Patrick: Das trifft es sogar ziemlich genau. Leise waren wir ja eigentlich noch nie, aber gerade jetzt ist es labeltechnisch gesehen gerade ziemlich laut. Wir haben in den letzten zwei Jahren die Frequenz der Veröffentlichungen auf unserem Label auf alle zwei Wochen erhöht, da wir mittlerweile so viele gute Demos von den unterschiedlichsten Künstler*innen zugesandt bekommen, dass wir den Abstand zwischen den Releases einfach verkürzen mussten. Nun haben wir die magische Zahl von 100 Veröffentlichungen erreicht und da dachten wir uns natürlich, dass wir unbedingt etwas Besonderes machen sollten und haben angefangen, befreundete Künstler, die wir selbst feiern, zu fragen, ob sie uns nicht einen exklusiven Track für eine Compilation beisteuern mögen. Herausgekommen ist, zumindest unserer Meinung nach, ein wirklich gelungener Sampler mit richtig tollen Tracks.

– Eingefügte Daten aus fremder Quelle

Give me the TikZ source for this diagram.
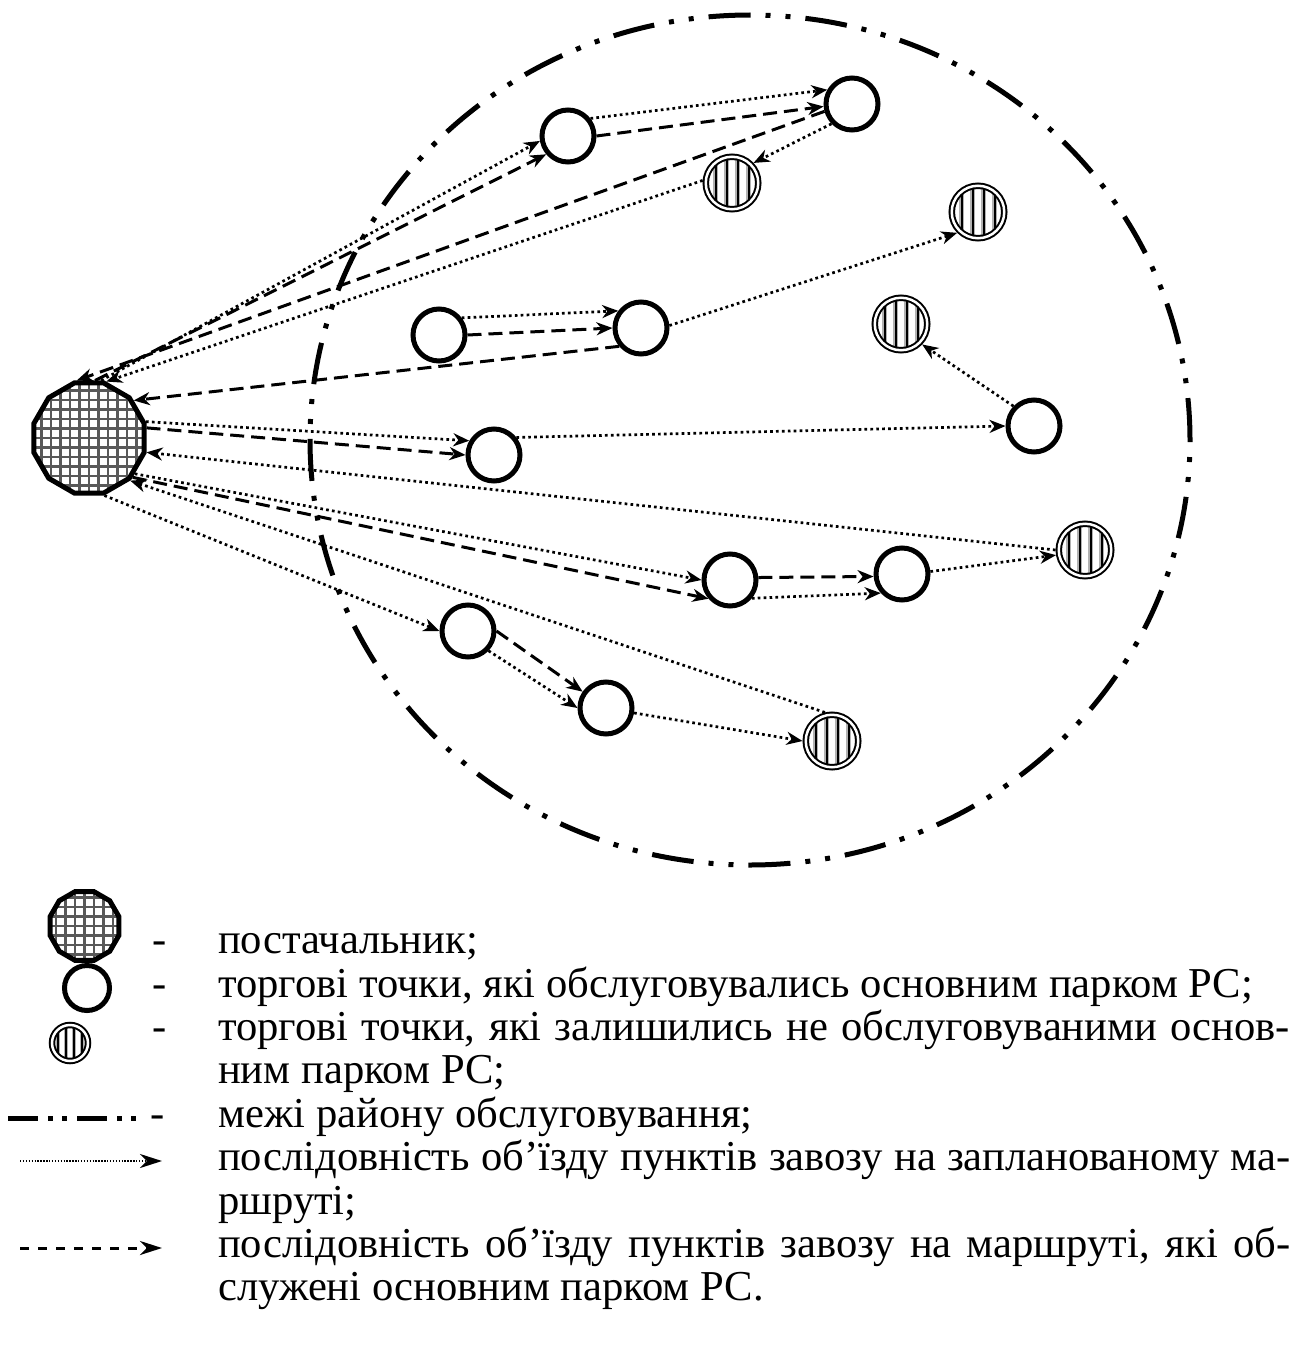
\documentclass[tikz,border=0pt]{standalone}
\usepackage{fontspec}
\setmainfont{Liberation Serif}
\usetikzlibrary{arrows.meta,shapes.geometric}
\begin{document}
\begin{tikzpicture}[x=1pt,y=-1pt,
  gridfill/.style={path picture={
     \foreach \k in {-7,...,7}{
       \draw[black!65,line width=2.4pt]
         ([xshift=\k*9.5pt]path picture bounding box.north) -- ([xshift=\k*9.5pt]path picture bounding box.south);
       \draw[black!65,line width=2.4pt]
         ([yshift=\k*9.5pt]path picture bounding box.west) -- ([yshift=\k*9.5pt]path picture bounding box.east);
     }}},
  supplier/.style={regular polygon, regular polygon sides=12, draw, line width=5pt,
     inner sep=0pt, minimum size=#1, fill=white, gridfill},
  svc/.style={circle, draw, line width=5pt, inner sep=0pt, minimum size=#1, fill=white},
  stripes/.style={path picture={
     \foreach \k in {-1.5,-0.5,0.5,1.5}{
       \draw[black!30,line width=4.5pt]
         ([xshift=\k*#1]path picture bounding box.north) -- ([xshift=\k*#1]path picture bounding box.south);
       \draw[black,line width=2pt]
         ([xshift=\k*#1]path picture bounding box.north) -- ([xshift=\k*#1]path picture bounding box.south);
     }}},
  unsvc/.style 2 args={circle, draw, line width=2pt, double=white, double distance=2.5pt,
     inner sep=0pt, outer sep=3.2pt, minimum size=#1, fill=white, stripes=#2},
  plan/.style={line width=2.7pt, dash pattern=on 2.7pt off 3.2pt,
     -{Stealth[length=16pt,width=13pt,inset=5pt]}},
  fact/.style={line width=3pt, dash pattern=on 14pt off 7pt,
     -{Stealth[length=16pt,width=13pt,inset=5pt]}},
  boundary/.style={line width=5pt, dash pattern=on 42pt off 15pt on 5pt off 15pt on 5pt off 15pt},
  lplan/.style={line width=2.6pt, dash pattern=on 1.4pt off 1.5pt,
     -{Stealth[length=22pt,width=14pt,inset=7pt]}},
  lfact/.style={line width=3pt, dash pattern=on 9pt off 9pt,
     -{Stealth[length=22pt,width=14pt,inset=7pt]}},
  lbound/.style={line width=5pt, dash pattern=on 30pt off 10pt on 5pt off 9pt on 5pt off 10pt},
  txt/.style={anchor=base west, inner sep=0pt, font=\fontsize{42.6}{43.4}\selectfont},
  hy/.style={anchor=base, inner sep=0pt, font=\fontsize{42.6}{43.4}\selectfont}
]
\useasboundingbox (0,0) rectangle (1306,1354);

% service area boundary
\draw[boundary] (750,440) ellipse [x radius=440pt, y radius=425pt];

% nodes
\node[supplier=113.9pt] (S) at (89,438) {};
\node[svc=52pt] (A1) at (568,136) {};
\node[svc=52pt] (A2) at (852,104) {};
\node[svc=52pt] (A3) at (439,335) {};
\node[svc=52pt] (A4) at (641,328) {};
\node[svc=52pt] (A5) at (494,455) {};
\node[svc=52pt] (A6) at (1034,426) {};
\node[svc=52pt] (A7) at (730,580) {};
\node[svc=52pt] (A8) at (902,574) {};
\node[svc=52pt] (A9) at (468,631) {};
\node[svc=52pt] (A10) at (606,708) {};
\node[unsvc={52.5pt}{11pt}] (H1) at (732,183) {};
\node[unsvc={52.5pt}{11pt}] (H2) at (978,212) {};
\node[unsvc={52.5pt}{11pt}] (H3) at (901,324) {};
\node[unsvc={52.5pt}{11pt}] (H4) at (1085,550) {};
\node[unsvc={52.5pt}{11pt}] (H5) at (832,741) {};

% top route
\draw[plan] (S.78) -- (A1.190);
\draw[fact] (S.84) -- (A1.220);
\draw[plan] (A1.38) -- (A2.150);
\draw[fact] (A1.0) -- (A2.185);
\draw[fact] (A2.195) -- (S.102);
\draw[plan] (A2.224) -- (H1.43);
\draw[plan] (H1.175) -- (S.73);

% middle routes
\draw[plan] (A3.37) -- (A4.143);
\draw[fact] (A3.0) -- (A4.180);
\draw[fact] (A4.220) -- (S.40);
\draw[plan] (A4.5) -- (H2.225);
\draw[plan] (S.16) -- (A5.150);
\draw[fact] (S.10) -- (A5.180);
\draw[plan] (A5.38) -- (A6.180);
\draw[plan] (A6.136) -- (H3.-44);
\draw[plan] (H4.180) -- (S.-14);

% lower routes
\draw[plan] (S.-38) -- (A7.180);
\draw[fact] (S.-42) -- (A7.221);
\draw[fact] (A7.5) -- (A8.185);
\draw[plan] (A7.-40) -- (A8.222);
\draw[plan] (A8.5) -- (H4.190);
\draw[plan] (H5.104) -- (S.-46);
\draw[plan] (S.-75) -- (A9.180);
\draw[fact] (A9.0) -- (A10.145);
\draw[plan] (A9.-44) -- (A10.180);
\draw[plan] (A10.-10) -- (H5.180);

% legend symbols
\node[supplier=71.4pt] (LS) at (84.5,926) {};
\node[svc=45pt] (LA) at (87,988) {};
\node[unsvc={36pt}{8pt}] (LH) at (70,1043) {};
\coordinate (LB1) at (8,1118);  \coordinate (LB2) at (138,1118);
\coordinate (LP1) at (20,1161);  \coordinate (LP2) at (162,1161);
\coordinate (LF1) at (20,1248);  \coordinate (LF2) at (162,1248);
\draw[lbound] (LB1) -- (LB2);
\draw[lplan] (LP1) -- (LP2);
\draw[lfact] (LF1) -- (LF2);

% legend hyphens
\node[hy] (h1) at (160,953.7) {-};
\node[hy] (h2) at (160,997.1) {-};
\node[hy] (h3) at (160,1040.5) {-};
\node[hy] (h4) at (158,1127.3) {-};

% legend texts
\node[txt] (t1) at (218,953.7) {постачальник;};
\node[txt] (t2) at (218,997.1) {торгові точки, які обслуговувались основним парком РС;};
\node[txt] (t3) at (218,1040.5) {\makebox[1072pt][s]{торгові точки, які залишились не обслуговуваними основ-}};
\node[txt] (t3b) at (218,1083.9) {ним парком РС;};
\node[txt] (t4) at (218,1127.3) {межі району обслуговування;};
\node[txt] (t5) at (218,1170.7) {\makebox[1072pt][s]{послідовність об’їзду пунктів завозу на запланованому ма-}};
\node[txt] (t5b) at (218,1214.1) {ршруті;};
\node[txt] (t6) at (218,1257.5) {\makebox[1072pt][s]{послідовність об’їзду пунктів завозу на маршруті, які об-}};
\node[txt] (t6b) at (218,1300.9) {служені основним парком РС.};
\end{tikzpicture}
\end{document}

Los ging es 2014 als Sublabel von KD Music, das schon 2011 an den Start ging. „Raw“ impliziert ja schon, dass der Sound anders klingen sollte als der des Mutterschiffs.

Frederic: KD Music stand immer für einen sehr groovigen und auch eher tech-housigen Sound. Wir selbst haben aber im Laufe der Zeit beim Auflegen und auch Produzieren eine immer technoidere Richtung eingeschlagen. Somit sind wir dann schließlich vor neun Jahren an dem Punkt angekommen, dass wir die unterschiedlichen Musikstile einfach auch Label-technisch trennen wollten und somit haben wir KD RAW aus dem Boden gestampft. RAW steht natürlich für einen raueren Sound, aber im Großen und Ganzen wollten wir einfach Tech-House und Techno voneinander trennen.

Wie hat sich das Label aus eurer Sicht in diesen fast neun Jahren entwickelt? Und was ist mit KD Music, wo seit einigen Jahren Funkstille herrscht?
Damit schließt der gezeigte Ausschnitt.